* START Collected material *

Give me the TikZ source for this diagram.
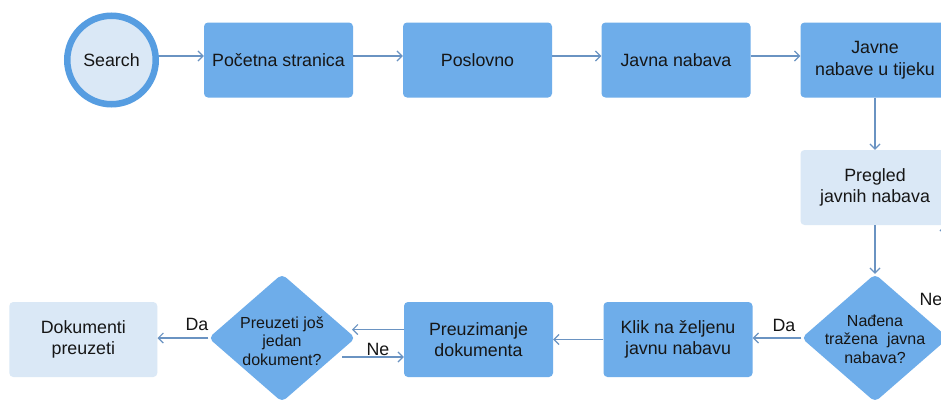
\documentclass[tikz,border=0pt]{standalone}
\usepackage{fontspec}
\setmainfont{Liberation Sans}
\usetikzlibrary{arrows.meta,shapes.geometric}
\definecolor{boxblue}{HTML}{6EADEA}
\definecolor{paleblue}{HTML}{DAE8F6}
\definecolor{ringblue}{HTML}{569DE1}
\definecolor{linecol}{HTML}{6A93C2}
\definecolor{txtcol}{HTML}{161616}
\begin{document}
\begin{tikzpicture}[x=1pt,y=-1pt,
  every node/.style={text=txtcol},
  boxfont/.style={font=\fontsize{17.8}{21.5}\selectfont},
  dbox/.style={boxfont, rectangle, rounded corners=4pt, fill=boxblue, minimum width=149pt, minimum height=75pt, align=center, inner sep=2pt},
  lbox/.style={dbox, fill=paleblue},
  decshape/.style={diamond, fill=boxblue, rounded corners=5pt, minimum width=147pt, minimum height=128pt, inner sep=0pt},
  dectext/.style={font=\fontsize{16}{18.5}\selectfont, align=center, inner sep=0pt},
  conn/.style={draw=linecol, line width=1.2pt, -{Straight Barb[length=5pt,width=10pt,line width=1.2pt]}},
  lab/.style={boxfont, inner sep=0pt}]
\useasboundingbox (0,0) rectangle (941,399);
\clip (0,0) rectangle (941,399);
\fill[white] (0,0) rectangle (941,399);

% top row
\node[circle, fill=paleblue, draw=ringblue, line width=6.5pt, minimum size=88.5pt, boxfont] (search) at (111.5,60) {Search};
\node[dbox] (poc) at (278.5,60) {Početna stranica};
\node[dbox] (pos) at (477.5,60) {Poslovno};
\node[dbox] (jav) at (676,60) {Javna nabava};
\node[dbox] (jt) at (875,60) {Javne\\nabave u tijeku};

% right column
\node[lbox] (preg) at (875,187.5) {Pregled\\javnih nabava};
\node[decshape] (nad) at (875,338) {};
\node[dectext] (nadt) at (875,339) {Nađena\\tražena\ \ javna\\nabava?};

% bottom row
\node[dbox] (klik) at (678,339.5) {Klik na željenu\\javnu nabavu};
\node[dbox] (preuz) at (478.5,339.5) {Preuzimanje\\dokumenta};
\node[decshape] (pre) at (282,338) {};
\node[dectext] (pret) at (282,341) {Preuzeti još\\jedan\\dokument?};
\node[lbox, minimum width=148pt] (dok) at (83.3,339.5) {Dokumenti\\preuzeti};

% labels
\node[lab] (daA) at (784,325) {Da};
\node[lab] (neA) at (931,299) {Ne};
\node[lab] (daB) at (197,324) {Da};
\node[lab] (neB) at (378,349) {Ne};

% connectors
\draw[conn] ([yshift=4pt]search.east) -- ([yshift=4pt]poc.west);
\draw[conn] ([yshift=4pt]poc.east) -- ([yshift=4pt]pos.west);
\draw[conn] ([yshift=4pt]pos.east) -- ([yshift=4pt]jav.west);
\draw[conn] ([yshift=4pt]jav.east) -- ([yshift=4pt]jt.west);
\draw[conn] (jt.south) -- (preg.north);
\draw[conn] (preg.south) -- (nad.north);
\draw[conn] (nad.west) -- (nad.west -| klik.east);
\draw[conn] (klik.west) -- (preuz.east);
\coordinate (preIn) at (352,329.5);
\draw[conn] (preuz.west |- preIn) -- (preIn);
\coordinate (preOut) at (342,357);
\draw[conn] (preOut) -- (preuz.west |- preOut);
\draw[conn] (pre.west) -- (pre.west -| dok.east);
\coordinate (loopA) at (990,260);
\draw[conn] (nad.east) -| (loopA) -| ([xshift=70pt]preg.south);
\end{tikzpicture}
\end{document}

* END Collected material *

Prompt: Reproduce every line above as written, skipping pictures.

Exercise output:
Give me the TikZ source for this diagram.
\documentclass[tikz,border=0pt]{standalone}
\usepackage{fontspec}
\setmainfont{Liberation Sans}
\usetikzlibrary{arrows.meta,shapes.geometric}
\definecolor{boxblue}{HTML}{6EADEA}
\definecolor{paleblue}{HTML}{DAE8F6}
\definecolor{ringblue}{HTML}{569DE1}
\definecolor{linecol}{HTML}{6A93C2}
\definecolor{txtcol}{HTML}{161616}
\begin{document}
\begin{tikzpicture}[x=1pt,y=-1pt,
  every node/.style={text=txtcol},
  boxfont/.style={font=\fontsize{17.8}{21.5}\selectfont},
  dbox/.style={boxfont, rectangle, rounded corners=4pt, fill=boxblue, minimum width=149pt, minimum height=75pt, align=center, inner sep=2pt},
  lbox/.style={dbox, fill=paleblue},
  decshape/.style={diamond, fill=boxblue, rounded corners=5pt, minimum width=147pt, minimum height=128pt, inner sep=0pt},
  dectext/.style={font=\fontsize{16}{18.5}\selectfont, align=center, inner sep=0pt},
  conn/.style={draw=linecol, line width=1.2pt, -{Straight Barb[length=5pt,width=10pt,line width=1.2pt]}},
  lab/.style={boxfont, inner sep=0pt}]
\useasboundingbox (0,0) rectangle (941,399);
\clip (0,0) rectangle (941,399);
\fill[white] (0,0) rectangle (941,399);

% top row
\node[circle, fill=paleblue, draw=ringblue, line width=6.5pt, minimum size=88.5pt, boxfont] (search) at (111.5,60) {Search};
\node[dbox] (poc) at (278.5,60) {Početna stranica};
\node[dbox] (pos) at (477.5,60) {Poslovno};
\node[dbox] (jav) at (676,60) {Javna nabava};
\node[dbox] (jt) at (875,60) {Javne\\nabave u tijeku};

% right column
\node[lbox] (preg) at (875,187.5) {Pregled\\javnih nabava};
\node[decshape] (nad) at (875,338) {};
\node[dectext] (nadt) at (875,339) {Nađena\\tražena\ \ javna\\nabava?};

% bottom row
\node[dbox] (klik) at (678,339.5) {Klik na željenu\\javnu nabavu};
\node[dbox] (preuz) at (478.5,339.5) {Preuzimanje\\dokumenta};
\node[decshape] (pre) at (282,338) {};
\node[dectext] (pret) at (282,341) {Preuzeti još\\jedan\\dokument?};
\node[lbox, minimum width=148pt] (dok) at (83.3,339.5) {Dokumenti\\preuzeti};

% labels
\node[lab] (daA) at (784,325) {Da};
\node[lab] (neA) at (931,299) {Ne};
\node[lab] (daB) at (197,324) {Da};
\node[lab] (neB) at (378,349) {Ne};

% connectors
\draw[conn] ([yshift=4pt]search.east) -- ([yshift=4pt]poc.west);
\draw[conn] ([yshift=4pt]poc.east) -- ([yshift=4pt]pos.west);
\draw[conn] ([yshift=4pt]pos.east) -- ([yshift=4pt]jav.west);
\draw[conn] ([yshift=4pt]jav.east) -- ([yshift=4pt]jt.west);
\draw[conn] (jt.south) -- (preg.north);
\draw[conn] (preg.south) -- (nad.north);
\draw[conn] (nad.west) -- (nad.west -| klik.east);
\draw[conn] (klik.west) -- (preuz.east);
\coordinate (preIn) at (352,329.5);
\draw[conn] (preuz.west |- preIn) -- (preIn);
\coordinate (preOut) at (342,357);
\draw[conn] (preOut) -- (preuz.west |- preOut);
\draw[conn] (pre.west) -- (pre.west -| dok.east);
\coordinate (loopA) at (990,260);
\draw[conn] (nad.east) -| (loopA) -| ([xshift=70pt]preg.south);
\end{tikzpicture}
\end{document}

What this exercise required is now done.